The section tag requires a section heading (an h2 tag).

The nav tag

This tag groups together a navigational system in your site. The hyperlinks in a nav must be to pages within your site, not to external websites. A nav represents a structural system of navigation within the site.

Not all hyperlinks go in a nav tag. Links within text are obviously not “navigation” in a structural sense, nor are pages of hyperlinks as a resource to other websites, or search results, nor are hyperlinks to social media. You might create a structure of navigation (using lists) to social media, but because it doesn't navigate the site itself, it is not nav.

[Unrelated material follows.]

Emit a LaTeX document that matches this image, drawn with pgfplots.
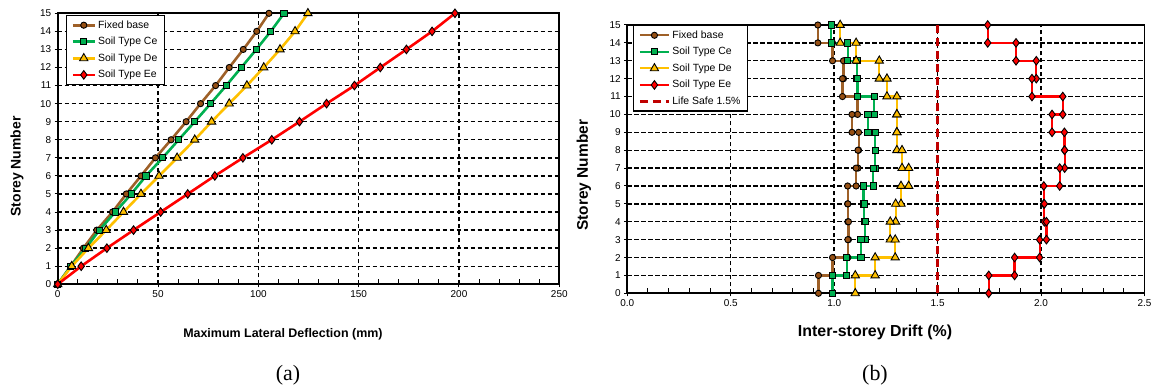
\documentclass[border=0pt]{standalone}
\usepackage{pgfplots}
\pgfplotsset{compat=1.18}
\usepackage{fontspec}
\setmainfont{Liberation Sans}
\newfontfamily\seriffont{Liberation Serif}
\definecolor{fbline}{RGB}{158,96,40}
\definecolor{fbfill}{RGB}{150,80,20}
\definecolor{celine}{RGB}{0,176,80}
\definecolor{deline}{RGB}{255,192,0}
\definecolor{eeline}{RGB}{255,0,0}
\definecolor{lsline}{RGB}{192,0,0}
\pgfplotsset{
  common/.style={
    scale only axis, clip=false,
    axis line style={black, line width=1.9bp},
    tick pos=left, tick align=center,
    major tick length=6bp, minor tick length=5bp,
    tick style={black, line width=1bp},
    every minor tick/.append style={yshift=2.5bp},
    grid=major,
    major grid style={black, line width=1.4bp, dash pattern=on 4.5bp off 2.5bp},
    ymin=0, ymax=15, ytick={0,1,...,15},
    tick label style={font=\fontsize{10}{12}\selectfont},
    /pgf/number format/assume math mode=true,
    legend cell align=left,
  },
  fb/.style={color=fbline, mark=*, mark options={fill=fbfill, draw=black, line width=0.9bp, solid}, mark size=3.1bp},
  ce/.style={color=celine, mark=square*, mark options={fill=celine, draw=black, line width=0.9bp, solid}, mark size=3.1bp},
  de/.style={color=deline, mark=triangle*, mark options={fill=deline, draw=black, line width=0.9bp, solid}, mark size=4.8bp},
  ee/.style={color=eeline, mark=diamond*, mark options={fill=eeline, draw=black, line width=0.9bp, solid}, mark size=4.3bp},
}
\begin{document}
\begin{tikzpicture}
\useasboundingbox (0,0) rectangle (1155bp,392bp);
% ---------------- (a)
\begin{axis}[common,
  at={(57.7bp,107.7bp)}, anchor=south west,
  width=501.6bp, height=271bp,
  xmin=0, xmax=250, xtick={0,50,100,150,200,250}, minor x tick num=4,
  xlabel={\bfseries Maximum Lateral Deflection (mm)},
  xlabel style={at={(axis description cs:0.449,-0.183)}, anchor=center, font=\fontsize{12.5}{14}\selectfont},
  ylabel={\bfseries Storey Number},
  ylabel style={at={(axis description cs:-0.081,0.435)}, anchor=center, font=\fontsize{14}{16}\selectfont},
  legend style={at={(axis description cs:0.016,0.994)}, anchor=north west, draw=black, line width=1.5bp, fill=white,
    font=\fontsize{10.5}{12}\selectfont, row sep=3.5bp, inner xsep=5bp, inner ysep=3bp},
  legend image code/.code={\draw[mark repeat=2,mark phase=2] plot coordinates {(0bp,0bp) (11bp,0bp) (22bp,0bp)};},
]
\addplot[fb, line width=2.6bp] coordinates {(0,0)(6.5,1)(12.8,2)(19.5,3)(27.3,4)(34.2,5)(41.5,6)(48.7,7)(56.5,8)(64,9)(71.2,10)(78.7,11)(85.5,12)(92.5,13)(99.2,14)(105.3,15)};
\addlegendentry{Fixed base}
\addplot[ce, line width=2.6bp] coordinates {(0,0)(6.5,1)(14,2)(20.8,3)(28.7,4)(36.7,5)(44,6)(52.3,7)(60.3,8)(68.3,9)(76.2,10)(84,11)(91.5,12)(99,13)(106.2,14)(112.8,15)};
\addlegendentry{Soil Type Ce}
\addplot[de, line width=2.6bp] coordinates {(0,0)(7,1)(15.3,2)(24.2,3)(32.8,4)(41.5,5)(50.5,6)(59.5,7)(68.3,8)(76.7,9)(85.5,10)(94.3,11)(102.7,12)(110.8,13)(118.3,14)(124.7,15)};
\addlegendentry{Soil Type De}
\addplot[ee, line width=2.6bp] coordinates {(0,0)(11.7,1)(24.5,2)(37.8,3)(51.3,4)(64.8,5)(78.3,6)(92.3,7)(106.7,8)(120.5,9)(134,10)(147.9,11)(160.8,12)(173.8,13)(186.6,14)(198,15)};
\addlegendentry{Soil Type Ee}
\end{axis}
% ---------------- (b)
\begin{axis}[common,
  at={(627.3bp,98.7bp)}, anchor=south west,
  width=517.2bp, height=268.3bp,
  xmin=0, xmax=2.5, xtick={0,0.5,1,1.5,2,2.5}, minor x tick num=4,
  xticklabel style={/pgf/number format/.cd, fixed, fixed zerofill, precision=1},
  xlabel={\bfseries Inter-storey Drift (\%)},
  xlabel style={at={(axis description cs:0.479,-0.146)}, anchor=center, font=\fontsize{16}{18}\selectfont},
  ylabel={\bfseries Storey Number},
  ylabel style={at={(axis description cs:-0.084,0.44)}, anchor=center, font=\fontsize{15.5}{18}\selectfont},
  legend style={at={(axis description cs:0.0104,1)}, anchor=north west, draw=black, line width=1.5bp, fill=white,
    font=\fontsize{10.5}{12}\selectfont, row sep=3.5bp, inner xsep=5bp, inner ysep=3bp},
  legend image code/.code={\draw[mark repeat=2,mark phase=2] plot coordinates {(0bp,0bp) (14.5bp,0bp) (29bp,0bp)};},
]
\addplot[fb, line width=2.2bp] coordinates {
(0.921,15)(0.921,14)(0.992,14)(0.992,13)(1.045,13)(1.045,12)(1.040,12)(1.040,11)
(1.113,11)(1.113,10)(1.086,10)(1.086,9)(1.118,9)(1.118,8)(1.115,8)(1.115,7)
(1.106,7)(1.106,6)(1.065,6)(1.065,5)(1.066,5)(1.066,4)(1.069,4)(1.069,3)
(1.066,3)(1.066,2)(0.992,2)(0.992,1)(0.924,1)(0.924,0)};
\addlegendentry{Fixed base}
\addplot[ce, line width=2.2bp] coordinates {
(0.985,15)(0.985,14)(1.065,14)(1.065,13)(1.110,13)(1.110,12)(1.113,12)(1.113,11)
(1.194,11)(1.194,10)(1.163,10)(1.163,9)(1.198,9)(1.198,8)(1.198,8)(1.198,7)
(1.189,7)(1.189,6)(1.142,6)(1.142,5)(1.145,5)(1.145,4)(1.150,4)(1.150,3)
(1.129,3)(1.129,2)(1.061,2)(1.061,1)(0.992,1)(0.992,0)};
\addlegendentry{Soil Type Ce}
\addplot[de, line width=2.2bp] coordinates {
(1.029,15)(1.029,14)(1.106,14)(1.106,13)(1.218,13)(1.218,12)(1.255,12)(1.255,11)
(1.303,11)(1.303,10)(1.303,10)(1.303,9)(1.303,9)(1.303,8)(1.328,8)(1.328,7)
(1.360,7)(1.360,6)(1.323,6)(1.323,5)(1.297,5)(1.297,4)(1.271,4)(1.271,3)
(1.295,3)(1.295,2)(1.198,2)(1.198,1)(1.102,1)(1.102,0)};
\addlegendentry{Soil Type De}
\addplot[ee, line width=2.2bp] coordinates {
(1.742,15)(1.742,14)(1.879,14)(1.879,13)(1.977,13)(1.977,12)(1.956,12)(1.956,11)
(2.105,11)(2.105,10)(2.053,10)(2.053,9)(2.113,9)(2.113,8)(2.114,8)(2.114,7)
(2.090,7)(2.090,6)(2.013,6)(2.013,5)(2.016,5)(2.016,4)(2.026,4)(2.026,3)
(1.993,3)(1.993,2)(1.872,2)(1.872,1)(1.747,1)(1.747,0)};
\addlegendentry{Soil Type Ee}
\addplot[lsline, line width=3bp, dash pattern=on 8bp off 5bp] coordinates {(1.5,0)(1.5,15)};
\addlegendentry{Life Safe 1.5\%}
\end{axis}
\node[font=\seriffont\fontsize{22}{24}\selectfont] at (288bp,17bp) {(a)};
\node[font=\seriffont\fontsize{22}{24}\selectfont] at (875bp,17bp) {(b)};
\end{tikzpicture}
\end{document}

The nav tag does not require a section heading. It is optional. If you use one, use an h2 tag.

The aside tag

This is for content that is tangentially-related to the content in proximity to the aside. The aside could be tangentially-related to the entire page, or to a section or article, perhaps, depending on how the page is structured. It would be considered tangentially related to its "parent sectioning tag." An aside can also be considered separately from the content, although it is incomplete in an of itself, and needs its related content to make sense. You could not syndicate an aside.

Printed “sidebars” in a book offer a good analogy. It is understood as something that is related to, but stands apart (or aside) from the main page content.

commonly used for:

  • groups of nav tags (as subnavigation, for instance)
  • pull-quotes from page content (not a blockquote)
  • sidebars
  • advertising

We will probably use the aside element most often for sidebar navigation. In the layout, it is usually designed as a column in the overall design. In a sidebar of subnavigation, you would use the aside tag, and then as many nav tags as appropriate.

The aside tag does not require a section heading. It is optional. If you use one, use an h2 tag.